Первый сюжет — о самовольном вселении в новый жилой дом в Севастопольском районе Москвы. Это — драматический конфликт между теми, кто устал ждать и осуществил захват квартир, и теми, кто дождался очереди, получил ордер и пытается теперь въехать в свою квартиру. Райисполком, который при захвате предыдущего дома проявил нерешительность и примирился с «народной инициативой», сейчас пытается добиться выселения.

Главная мысль сюжета: государство — держиморда, готово с помощью милиции выселить нуждающихся в жилье людей. При этом не ставится под сомнение право тех очередников, которые получили ордера на квартиры (правда, на всякий случай эти очередники представлены семьей, в которой мать сорок лет работала в КГБ, что сразу предопределяет симпатии и авторов, и зрителей).

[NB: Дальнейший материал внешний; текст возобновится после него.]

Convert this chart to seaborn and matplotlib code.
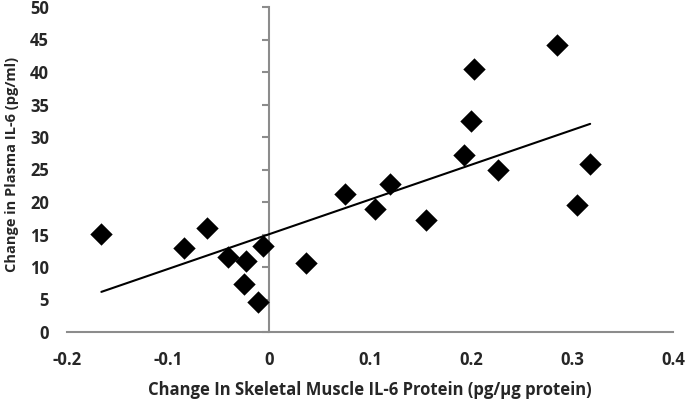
import numpy as np
import pandas as pd
import seaborn as sns
import matplotlib.pyplot as plt

# change in skeletal muscle IL-6 protein vs change in plasma IL-6
muscle_il6 = [-0.166, -0.084, -0.061, -0.041, -0.023, -0.025, -0.011, -0.006, 0.037,
              0.075, 0.105, 0.120, 0.155, 0.193, 0.200, 0.203, 0.227, 0.285, 0.305, 0.318]
plasma_il6 = [15.1, 12.9, 16.0, 11.5, 11.0, 7.4, 4.6, 13.2, 10.6,
              21.3, 18.9, 22.8, 17.3, 27.2, 32.5, 40.4, 25.0, 44.1, 19.6, 25.8]

x_ticks = [-0.2, -0.1, 0, 0.1, 0.2, 0.3, 0.4]
y_ticks = [0, 5, 10, 15, 20, 25, 30, 35, 40, 45, 50]

df = pd.DataFrame({'muscle': muscle_il6, 'plasma': plasma_il6})

sns.set_style('white')
plt.rcParams['font.family'] = ['Open Sans', 'DejaVu Sans']

fig = plt.figure(figsize=(6.86, 4.0), dpi=100)
ax = fig.add_axes([0.0977, 0.17, 0.8833, 0.8125])

sns.regplot(data=df, x='muscle', y='plasma', ci=None, marker='D', ax=ax,
            scatter_kws={'s': 130, 'color': 'black', 'linewidths': 0, 'alpha': 1},
            line_kws={'color': 'black', 'linewidth': 1.5})

ax.set_xlim(-0.2, 0.4)
ax.set_ylim(0, 50)
ax.set_xticks(x_ticks)
ax.set_xticklabels(['-0.2', '-0.1', '0', '0.1', '0.2', '0.3', '0.4'])
ax.set_yticks(y_ticks)

axis_grey = '#8c8c8c'
for side in ['top', 'right', 'left']:
    ax.spines[side].set_visible(False)
ax.spines['bottom'].set_color(axis_grey)
ax.spines['bottom'].set_linewidth(1.5)

ax.tick_params(axis='x', direction='out', length=5, width=1.5, color=axis_grey,
               labelsize=12, pad=9)
ax.tick_params(axis='y', length=0, labelsize=12, pad=13)
for lab in ax.get_xticklabels() + ax.get_yticklabels():
    lab.set_fontweight('bold')

# vertical axis crossing at x = 0
sec = ax.secondary_yaxis(1 / 3)
sec.set_yticks(y_ticks)
sec.tick_params(axis='y', direction='out', length=5, width=1.5, color=axis_grey,
                labelleft=False, labelright=False)
sec.spines['left'].set_color(axis_grey)
sec.spines['left'].set_linewidth(1.5)
for side in ['top', 'right', 'bottom']:
    sec.spines[side].set_visible(False)

ax.set_xlabel('Change In Skeletal Muscle IL-6 Protein (pg/µg protein)',
              fontsize=12, fontweight='bold', labelpad=8)
ax.set_ylabel('Change in Plasma IL-6 (pg/ml)', fontsize=10.5, fontweight='bold')
ax.yaxis.set_label_coords(-0.08, 0.515)

fig.savefig('out.png', dpi=100)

Не обсуждаются и изъяны установленного порядка распределения жилплощади, не высказывается никаких подозрений в коррупции и т.д. Фильм просто настраивает общественное мнение против государства, которое в данном случае стремится соблюдать законный порядок и правовые нормы. Фильм приветствует людей, которые нарушили правовые нормы и право других таких же людей, приветствует только потому, что возник конфликт с государством, и этот конфликт можно использовать в сиюминутных политических интересах. И это — на фоне прославления интеллигенцией концепции правового государства. Те демократические интеллигенты, которые высоко оценили сюжет, прекрасно видят его антиправовой пафос. Видят, что его идея противоречит столь любимой концепции правового государства, но прощают это противоречие ради небольшого удара по ненавистному государству. Это и есть отсутствие интеллектуальной совести.

В этом сюжете есть и побочная, хотя и важная, мысль: государство плохо заботится о людях, оно строит мало жилья. После просмотра даже было прямо сказано, что во всем виноват лично председатель райисполкома Брячихин (благо что партократ). Это обвинение вообще безнравственно, ибо исходит от людей, обвиняющих советский народ в социальном иждивенчестве, отрицающих патерналистское государство и требующих скорейшей приватизации жилищного дела. Ведь им известно, что завтра, когда это государство будет ликвидировано и мы войдем в вожделенный рынок, где каждый должен будет бороться сам за себя, никакого бесплатного жилья никому давать не будут. А будет пока незнакомая нам огромная бездомность как социальное явление, побольше чем в Англии или США. Потому-то люди и идут на самозахват последних квартир, потому и снижается объем строительства и открываются аукционы, на которых обычная квартира стоит миллионы рублей.